WHAT TO PRODUCE: Make an exact copy of all the data.

·····

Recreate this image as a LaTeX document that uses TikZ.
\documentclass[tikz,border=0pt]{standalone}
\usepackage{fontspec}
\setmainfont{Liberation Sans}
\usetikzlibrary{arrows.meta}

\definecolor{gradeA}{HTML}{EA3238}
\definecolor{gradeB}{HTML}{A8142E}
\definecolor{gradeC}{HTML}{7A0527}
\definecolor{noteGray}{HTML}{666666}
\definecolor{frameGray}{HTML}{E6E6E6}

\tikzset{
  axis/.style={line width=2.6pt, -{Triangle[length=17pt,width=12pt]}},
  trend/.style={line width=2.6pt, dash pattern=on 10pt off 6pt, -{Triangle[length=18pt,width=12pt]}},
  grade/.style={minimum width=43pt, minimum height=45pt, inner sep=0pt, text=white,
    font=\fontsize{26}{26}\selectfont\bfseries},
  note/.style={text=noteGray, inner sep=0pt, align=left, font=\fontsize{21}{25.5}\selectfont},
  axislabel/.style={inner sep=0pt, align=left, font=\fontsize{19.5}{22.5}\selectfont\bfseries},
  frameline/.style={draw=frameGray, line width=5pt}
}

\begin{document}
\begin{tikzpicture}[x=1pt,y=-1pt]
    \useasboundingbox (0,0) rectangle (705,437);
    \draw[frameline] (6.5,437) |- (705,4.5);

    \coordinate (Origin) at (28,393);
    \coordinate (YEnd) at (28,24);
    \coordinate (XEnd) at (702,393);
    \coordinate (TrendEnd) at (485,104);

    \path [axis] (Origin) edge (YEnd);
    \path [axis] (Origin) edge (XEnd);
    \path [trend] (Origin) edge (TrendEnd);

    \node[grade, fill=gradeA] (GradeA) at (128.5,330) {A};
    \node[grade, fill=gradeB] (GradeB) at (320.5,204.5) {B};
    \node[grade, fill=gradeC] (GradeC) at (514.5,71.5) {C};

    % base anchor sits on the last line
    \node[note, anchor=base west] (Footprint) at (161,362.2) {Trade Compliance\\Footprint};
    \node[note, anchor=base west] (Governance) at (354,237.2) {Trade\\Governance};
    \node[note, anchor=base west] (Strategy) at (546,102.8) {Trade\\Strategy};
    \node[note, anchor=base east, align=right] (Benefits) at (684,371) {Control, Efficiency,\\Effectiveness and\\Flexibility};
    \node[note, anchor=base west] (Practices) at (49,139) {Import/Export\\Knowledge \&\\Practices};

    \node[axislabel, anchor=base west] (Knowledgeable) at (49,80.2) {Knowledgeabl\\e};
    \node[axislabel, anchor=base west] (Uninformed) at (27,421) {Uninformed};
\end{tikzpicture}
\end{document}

·····

SOLUTION FOR THIS EXERCISE:
Recreate this image as a LaTeX document that uses TikZ.
\documentclass[tikz,border=0pt]{standalone}
\usepackage{fontspec}
\setmainfont{Liberation Sans}
\usetikzlibrary{arrows.meta}

\definecolor{gradeA}{HTML}{EA3238}
\definecolor{gradeB}{HTML}{A8142E}
\definecolor{gradeC}{HTML}{7A0527}
\definecolor{noteGray}{HTML}{666666}
\definecolor{frameGray}{HTML}{E6E6E6}

\tikzset{
  axis/.style={line width=2.6pt, -{Triangle[length=17pt,width=12pt]}},
  trend/.style={line width=2.6pt, dash pattern=on 10pt off 6pt, -{Triangle[length=18pt,width=12pt]}},
  grade/.style={minimum width=43pt, minimum height=45pt, inner sep=0pt, text=white,
    font=\fontsize{26}{26}\selectfont\bfseries},
  note/.style={text=noteGray, inner sep=0pt, align=left, font=\fontsize{21}{25.5}\selectfont},
  axislabel/.style={inner sep=0pt, align=left, font=\fontsize{19.5}{22.5}\selectfont\bfseries},
  frameline/.style={draw=frameGray, line width=5pt}
}

\begin{document}
\begin{tikzpicture}[x=1pt,y=-1pt]
    \useasboundingbox (0,0) rectangle (705,437);
    \draw[frameline] (6.5,437) |- (705,4.5);

    \coordinate (Origin) at (28,393);
    \coordinate (YEnd) at (28,24);
    \coordinate (XEnd) at (702,393);
    \coordinate (TrendEnd) at (485,104);

    \path [axis] (Origin) edge (YEnd);
    \path [axis] (Origin) edge (XEnd);
    \path [trend] (Origin) edge (TrendEnd);

    \node[grade, fill=gradeA] (GradeA) at (128.5,330) {A};
    \node[grade, fill=gradeB] (GradeB) at (320.5,204.5) {B};
    \node[grade, fill=gradeC] (GradeC) at (514.5,71.5) {C};

    % base anchor sits on the last line
    \node[note, anchor=base west] (Footprint) at (161,362.2) {Trade Compliance\\Footprint};
    \node[note, anchor=base west] (Governance) at (354,237.2) {Trade\\Governance};
    \node[note, anchor=base west] (Strategy) at (546,102.8) {Trade\\Strategy};
    \node[note, anchor=base east, align=right] (Benefits) at (684,371) {Control, Efficiency,\\Effectiveness and\\Flexibility};
    \node[note, anchor=base west] (Practices) at (49,139) {Import/Export\\Knowledge \&\\Practices};

    \node[axislabel, anchor=base west] (Knowledgeable) at (49,80.2) {Knowledgeabl\\e};
    \node[axislabel, anchor=base west] (Uninformed) at (27,421) {Uninformed};
\end{tikzpicture}
\end{document}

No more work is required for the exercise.